- [Description of the task] Consider the records below. How many of their lines include the word "chart"? State the number and nothing else.

+++

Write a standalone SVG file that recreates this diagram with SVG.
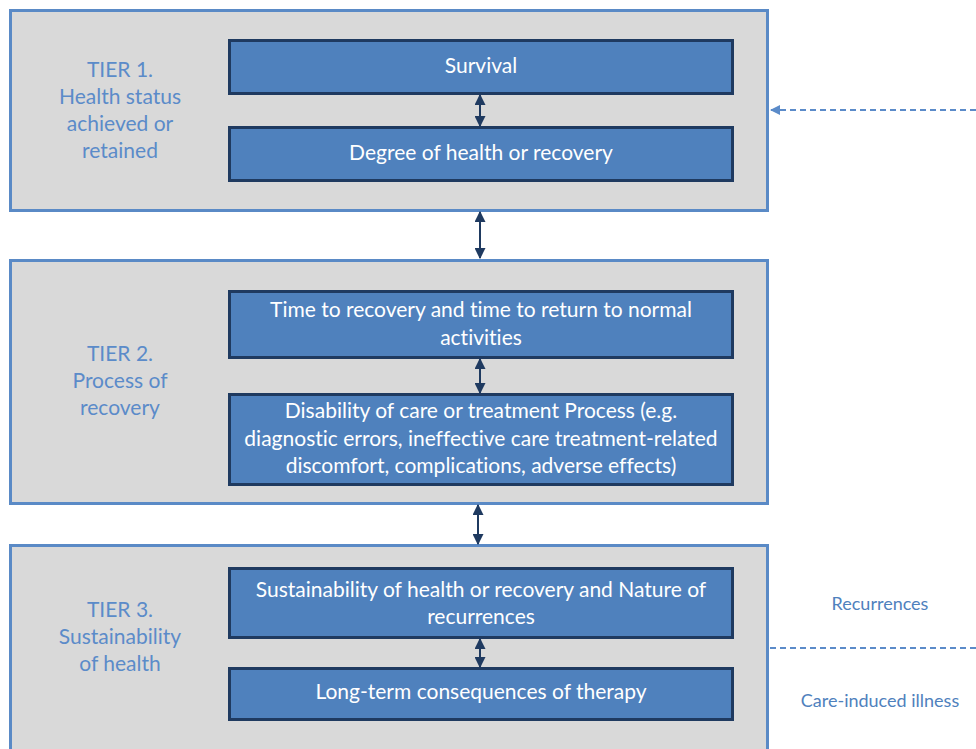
<svg xmlns="http://www.w3.org/2000/svg" width="976" height="749" viewBox="0 0 976 749">
  <style>
    text { font-variant-ligatures: none; }
    .tier { fill: #D9D9D9; stroke: #5A8AC6; stroke-width: 3; }
    .box { fill: #4F81BD; stroke: #1F3A60; stroke-width: 3; }
    .label { font-family: Lato, "Liberation Sans", sans-serif; font-size: 21px; fill: #5B8BC9; text-anchor: middle; }
    .btxt { font-family: Lato, "Liberation Sans", sans-serif; font-size: 21px; fill: #FFFFFF; text-anchor: middle; }
    .side { font-family: Lato, "Liberation Sans", sans-serif; font-size: 18px; fill: #4F81BD; text-anchor: middle; }
    .link { stroke: #1F3A60; stroke-width: 2; fill: none; }
    .dash { stroke: #5B8BC9; stroke-width: 2; stroke-dasharray: 6 4; fill: none; }
  </style>
  <defs>
    <marker id="ah" viewBox="0 0 10 10" refX="9" refY="5" markerWidth="5.5" markerHeight="5.5" orient="auto-start-reverse">
      <path d="M0,0 L10,5 L0,10 z" fill="#1F3A60"/>
    </marker>
    <marker id="ahb" viewBox="0 0 10 10" refX="9" refY="5" markerWidth="5" markerHeight="5" orient="auto">
      <path d="M0,0 L10,5 L0,10 z" fill="#5B8BC9"/>
    </marker>
  </defs>

  <rect width="976" height="749" fill="#FFFFFF"/>

  <!-- Tier 1 -->
  <g id="tier1">
    <rect class="tier" x="10.5" y="10.5" width="757" height="200"/>
    <text class="label" x="120" y="77">TIER 1.</text>
    <text class="label" x="120" y="104">Health status</text>
    <text class="label" x="120" y="131">achieved or</text>
    <text class="label" x="120" y="158">retained</text>
  </g>
  <g id="survival">
    <rect class="box" x="229.5" y="40.5" width="503" height="53"/>
    <text class="btxt" x="481" y="73">Survival</text>
  </g>
  <g id="degree">
    <rect class="box" x="229.5" y="127.5" width="503" height="53"/>
    <text class="btxt" x="481" y="160">Degree of health or recovery</text>
  </g>

  <!-- Tier 2 -->
  <g id="tier2">
    <rect class="tier" x="10.5" y="260.5" width="757" height="243"/>
    <text class="label" x="120" y="361">TIER 2.</text>
    <text class="label" x="120" y="388">Process of</text>
    <text class="label" x="120" y="415">recovery</text>
  </g>
  <g id="time">
    <rect class="box" x="229.5" y="291.5" width="503" height="66"/>
    <text class="btxt" x="481" y="317">Time to recovery and time to return to normal</text>
    <text class="btxt" x="481" y="345">activities</text>
  </g>
  <g id="disability">
    <rect class="box" x="229.5" y="394.5" width="503" height="90"/>
    <text class="btxt" x="481" y="418">Disability of care or treatment Process (e.g.</text>
    <text class="btxt" x="481" y="446">diagnostic errors, ineffective care treatment-related</text>
    <text class="btxt" x="481" y="473">discomfort, complications, adverse effects)</text>
  </g>

  <!-- Tier 3 -->
  <g id="tier3">
    <rect class="tier" x="10.5" y="545.5" width="757" height="220"/>
    <text class="label" x="120" y="617">TIER 3.</text>
    <text class="label" x="120" y="644">Sustainability</text>
    <text class="label" x="120" y="671">of health</text>
  </g>
  <g id="sustain">
    <rect class="box" x="229.5" y="568.5" width="503" height="69"/>
    <text class="btxt" x="481" y="597">Sustainability of health or recovery and Nature of</text>
    <text class="btxt" x="481" y="624">recurrences</text>
  </g>
  <g id="longterm">
    <rect class="box" x="229.5" y="668.5" width="503" height="51"/>
    <text class="btxt" x="481" y="699">Long-term consequences of therapy</text>
  </g>

  <!-- Side labels -->
  <g id="recurrences">
    <text class="side" x="880" y="610">Recurrences</text>
  </g>
  <g id="care-induced">
    <text class="side" x="880" y="707">Care-induced illness</text>
  </g>

  <!-- Connectors -->
  <g id="connectors">
    <line class="link" x1="480" y1="95" x2="480" y2="126" marker-start="url(#ah)" marker-end="url(#ah)"/>
    <line class="link" x1="480" y1="212" x2="480" y2="258" marker-start="url(#ah)" marker-end="url(#ah)"/>
    <line class="link" x1="480" y1="359" x2="480" y2="393" marker-start="url(#ah)" marker-end="url(#ah)"/>
    <line class="link" x1="478" y1="505" x2="478" y2="544" marker-start="url(#ah)" marker-end="url(#ah)"/>
    <line class="link" x1="480" y1="639" x2="480" y2="667" marker-start="url(#ah)" marker-end="url(#ah)"/>
    <line class="dash" x1="976" y1="110" x2="771" y2="110" marker-end="url(#ahb)"/>
    <line class="dash" x1="770" y1="648" x2="976" y2="648"/>
  </g>
</svg>
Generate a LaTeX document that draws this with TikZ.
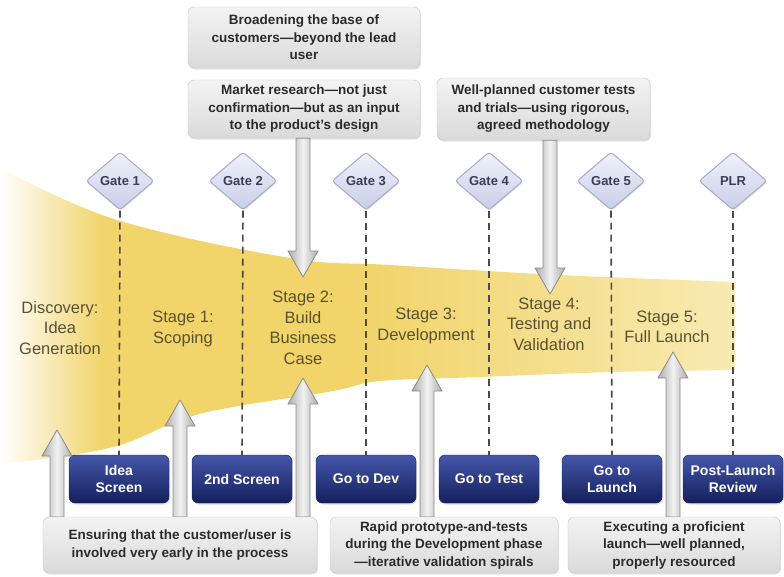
\documentclass[tikz,border=0pt]{standalone}
\usepackage{fontspec}
\setmainfont{Liberation Sans}
\usetikzlibrary{shapes.geometric,shadows,calc}

\definecolor{funY}{HTML}{F1D46A}
\definecolor{funL}{HTML}{F8EAB2}
\definecolor{stagetxt}{HTML}{5A5132}
\definecolor{navyT}{HTML}{4557AA}
\definecolor{navyB}{HTML}{141F5C}
\definecolor{gateT}{HTML}{F0F2FA}
\definecolor{gateB}{HTML}{C8CEE8}
\definecolor{gateD}{HTML}{A3AACB}
\definecolor{gatetxt}{HTML}{3A3F55}
\definecolor{noteT}{HTML}{F3F3F3}
\definecolor{noteB}{HTML}{DADADA}
\definecolor{noteD}{HTML}{C4C4C4}
\definecolor{notetxt}{HTML}{2B2B2B}
\definecolor{arrD}{HTML}{8A8A8A}
\definecolor{arrM}{HTML}{F2F2F2}
\definecolor{arrS}{HTML}{ABABAB}
\definecolor{dashc}{HTML}{4A4A4A}

% white on the left, full yellow in the body, paler towards the narrow end
\pgfdeclarehorizontalshading{funnelfill}{100bp}{color(0bp)=(white); color(25bp)=(white); color(32bp)=(funY); color(50bp)=(funY); color(75bp)=(funL); color(100bp)=(funL)}

% broad hollow-looking arrow from #1 to #2
\newcommand\fatarrow[2]{%
  \coordinate (fa-h) at ($(#2)!26pt!(#1)$);
  \shadedraw[left color=arrS, right color=arrS, middle color=arrM, draw=arrD, line width=0.8pt, line join=round]
    ($(#1)!7pt!90:(#2)$) -- ($(fa-h)!7pt!90:(#2)$) -- ($(fa-h)!15pt!90:(#2)$) -- (#2)
    -- ($(fa-h)!15pt!-90:(#2)$) -- ($(fa-h)!7pt!-90:(#2)$) -- ($(#1)!7pt!-90:(#2)$) -- cycle;}

\tikzset{
  gate/.style={diamond, draw=gateD, line width=1pt, top color=gateT, bottom color=gateB,
    minimum width=68pt, minimum height=58pt, inner sep=0pt, rounded corners=3pt,
    text=gatetxt, font=\bfseries\fontsize{13}{14}\selectfont,
    drop shadow={opacity=0.18, shadow xshift=0.8pt, shadow yshift=-1.2pt}},
  navybox/.style={rounded corners=6pt, top color=navyT, bottom color=navyB, draw=navyB,
    minimum width=100pt, minimum height=48pt, inner sep=0pt, text=white, align=center,
    font=\bfseries\fontsize{14}{16.5}\selectfont,
    drop shadow={opacity=0.25, shadow xshift=1pt, shadow yshift=-1.5pt}},
  note/.style={rounded corners=6pt, top color=noteT, bottom color=noteB, draw=noteD,
    inner sep=0pt, align=center, text=notetxt,
    font=\bfseries\fontsize{13.5}{17.5}\selectfont,
    drop shadow={opacity=0.22, shadow xshift=1pt, shadow yshift=-1.5pt}},
  stage/.style={align=center, text=stagetxt, font=\fontsize{16.5}{20.5}\selectfont},
  gateline/.style={draw=dashc, line width=1.6pt, dash pattern=on 7pt off 5pt}
}

\begin{document}
\begin{tikzpicture}[x=1pt, y=-1pt]
\useasboundingbox (0,0) rectangle (784,576);

% the narrowing funnel of stages
\shade[shading=funnelfill]
  plot[smooth, tension=0.6] coordinates {(0,168) (117,220) (290,258) (390,265) (560,275) (735,282)}
  -- (735,370)
  -- plot[smooth, tension=0.6] coordinates {(735,370) (613,372) (480,377) (380,381) (333,391) (233,407) (183,419) (117,446) (43,459) (0,463)}
  -- cycle;

% gates
\node[gate] (g1) at (120,181) {Gate 1};
\node[gate] (g2) at (243,181) {Gate 2};
\node[gate] (g3) at (366,181) {Gate 3};
\node[gate] (g4) at (489,181) {Gate 4};
\node[gate] (g5) at (611,181) {Gate 5};
\node[gate] (g6) at (733,181) {PLR};

% gate decisions
\node[navybox] (d1) at (119,479) {Idea\\Screen};
\node[navybox] (d2) at (242,479) {2nd Screen};
\node[navybox] (d3) at (366,479) {Go to Dev};
\node[navybox] (d4) at (489,479) {Go to Test};
\node[navybox] (d5) at (612,479) {Go to\\Launch};
\node[navybox] (d6) at (733,479) {Post-Launch\\Review};

\foreach \i in {1,...,6} \draw[gateline] (g\i.south) -- (d\i.north);

% stages
\node[stage] (s0) at (60,328) {Discovery:\\Idea\\Generation};
\node[stage] (s1) at (183,329) {Stage 1:\\Scoping};
\node[stage] (s2) at (303,328) {Stage 2:\\Build\\Business\\Case};
\node[stage] (s3) at (426,326) {Stage 3:\\Development};
\node[stage] (s4) at (549,324) {Stage 4:\\Testing and\\Validation};
\node[stage] (s5) at (667,327) {Stage 5:\\Full Launch};

% remarks
\node[note, minimum width=232pt, minimum height=61pt] (nA) at (304,37.5)
  {Broadening the base of\\customers—beyond the lead\\user};
\node[note, minimum width=232pt, minimum height=58pt] (nB) at (304,109)
  {Market research—not just\\confirmation—but as an input\\to the product's design};
\node[note, minimum width=213pt, minimum height=62pt] (nC) at (543.5,109)
  {Well-planned customer tests\\and trials—using rigorous,\\agreed methodology};

% arrow ends
\coordinate (tB) at (303,277);
\coordinate (tC) at (550,294);
\coordinate (sB) at (tB |- nB.south);
\coordinate (sC) at (tC |- nC.south);
\coordinate (t1) at (57,430);
\coordinate (t2) at (180,400);
\coordinate (t3) at (303,378);
\coordinate (t4) at (427,365);
\coordinate (t5) at (673,352);
\coordinate (a1) at (57,517);
\coordinate (a2) at (180,517);
\coordinate (a3) at (303,517);
\coordinate (a4) at (427,517);
\coordinate (a5) at (673,517);

\fatarrow{sB}{tB}
\fatarrow{sC}{tC}
\fatarrow{a1}{t1}
\fatarrow{a2}{t2}
\fatarrow{a3}{t3}
\fatarrow{a4}{t4}
\fatarrow{a5}{t5}

% lower remarks, over the arrow feet
\node[note, minimum width=274pt, minimum height=56pt] (n1) at (180,545)
  {Ensuring that the customer/user is\\involved very early in the process};
\node[note, minimum width=228pt, minimum height=56pt] (n2) at (444,545)
  {Rapid prototype-and-tests\\during the Development phase\\—iterative validation spirals};
\node[note, minimum width=212pt, minimum height=56pt] (n3) at (674,545)
  {Executing a proficient\\launch—well planned,\\properly resourced};
\end{tikzpicture}
\end{document}
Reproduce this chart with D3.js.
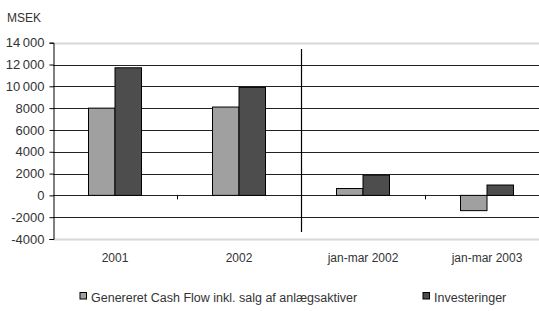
<!DOCTYPE html>
<html>
<head>
<meta charset="utf-8">
<script src="https://cdn.jsdelivr.net/npm/d3@7"></script>
<style>
body { margin: 0; background: #fff; }
text { font-family: "Liberation Sans", Arial, sans-serif; font-size: 12px; fill: #333; }
</style>
</head>
<body>
<div id="chart"></div>
<script>
var width = 539;
var height = 311;

var categories = ["2001", "2002", "jan-mar 2002", "jan-mar 2003"];
var seriesNames = ["Genereret Cash Flow inkl. salg af anlægsaktiver", "Investeringer"];
var cashFlow = [8000, 8100, 630, -1400];
var investments = [11700, 9900, 1850, 950];
var yTicks = [-4000, -2000, 0, 2000, 4000, 6000, 8000, 10000, 12000, 14000];
var colors = ["#a0a0a0", "#4d4d4d"];

var data = categories.map(function(c, i) {
	return { cat: c, values: [cashFlow[i], investments[i]] };
});

var svg = d3.select("#chart")
	.append("svg")
	.attr("width", width)
	.attr("height", height);

// scales
var xScale = d3.scaleBand().domain(categories).range([53, 549]);
var yScale = d3.scaleLinear().domain([-4000, 14000]).range([239, 42.7]);
var barW = 26.5;

function fmt(v) {
	var s = String(Math.abs(v));
	if (s.length > 4) s = s.slice(0, s.length - 3) + "\u2009" + s.slice(-3);
	return (v < 0 ? "-" : "") + s;
}

// gridlines
svg.append("g")
	.selectAll("line")
	.data(yTicks)
	.enter()
	.append("line")
	.attr("x1", 53)
	.attr("x2", width)
	.attr("y1", function(d) { return Math.round(yScale(d)) + 0.5; })
	.attr("y2", function(d) { return Math.round(yScale(d)) + 0.5; })
	.attr("stroke", function(d) { return (d == 14000 || d == -4000) ? "#d8d8d8" : "#222"; })
	.attr("stroke-width", function(d) { return (d == 14000 || d == -4000) ? 2 : 1; });

// y axis
var yAxis = d3.axisLeft(yScale).tickValues(yTicks).tickSize(4).tickFormat(fmt);
var yg = svg.append("g")
	.attr("transform", "translate(53.5,0)")
	.call(yAxis);
yg.select(".domain").attr("stroke", "#000");
yg.selectAll(".tick line").attr("stroke", "#000");
yg.selectAll(".tick text")
	.attr("x", -9)
	.style("font-family", "Liberation Sans, Arial, sans-serif")
	.style("font-size", "13px")
	.attr("fill", "#333");

// bars
var groups = svg.append("g")
	.selectAll("g")
	.data(data)
	.enter()
	.append("g")
	.attr("transform", function(d) { return "translate(" + (xScale(d.cat) + xScale.bandwidth() / 2 - barW) + ",0)"; });

groups.selectAll("rect")
	.data(function(d) { return d.values; })
	.enter()
	.append("rect")
	.attr("x", function(d, i) { return i * barW; })
	.attr("y", function(d) { return yScale(Math.max(0, d)); })
	.attr("width", barW)
	.attr("height", function(d) { return Math.abs(yScale(d) - yScale(0)); })
	.attr("fill", function(d, i) { return colors[i]; })
	.attr("stroke", "#000")
	.attr("stroke-width", 1);

// small ticks on zero line between groups
svg.append("g")
	.selectAll("line")
	.data([categories[1], categories[3]])
	.enter()
	.append("line")
	.attr("x1", function(d) { return Math.round(xScale(d)) + 0.5; })
	.attr("x2", function(d) { return Math.round(xScale(d)) + 0.5; })
	.attr("y1", yScale(0))
	.attr("y2", yScale(0) + 4)
	.attr("stroke", "#000");

// divider between yearly and quarterly
svg.append("line")
	.attr("x1", Math.round(xScale(categories[2])) + 0.5)
	.attr("x2", Math.round(xScale(categories[2])) + 0.5)
	.attr("y1", 49)
	.attr("y2", 232)
	.attr("stroke", "#000")
	.attr("stroke-width", 1.2);

// category labels
svg.append("g")
	.selectAll("text")
	.data(categories)
	.enter()
	.append("text")
	.attr("x", function(d) { return xScale(d) + xScale.bandwidth() / 2; })
	.attr("y", 262)
	.style("text-anchor", "middle")
	.text(function(d) { return d; });

// unit label
svg.append("text")
	.attr("x", 7)
	.attr("y", 22)
	.text("MSEK");

// legend
var legendX = [80, 423];
var legend = svg.append("g")
	.selectAll("g")
	.data(seriesNames)
	.enter()
	.append("g")
	.attr("transform", function(d, i) { return "translate(" + legendX[i] + ",292.5)"; });
legend.append("rect")
	.attr("width", 6.5)
	.attr("height", 6.5)
	.attr("fill", function(d, i) { return colors[i]; })
	.attr("stroke", "#000");
legend.append("text")
	.attr("x", 11)
	.attr("y", 9)
	.style("font-size", "12.5px")
	.text(function(d) { return d; });
</script>
</body>
</html>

+++

- [Response] 3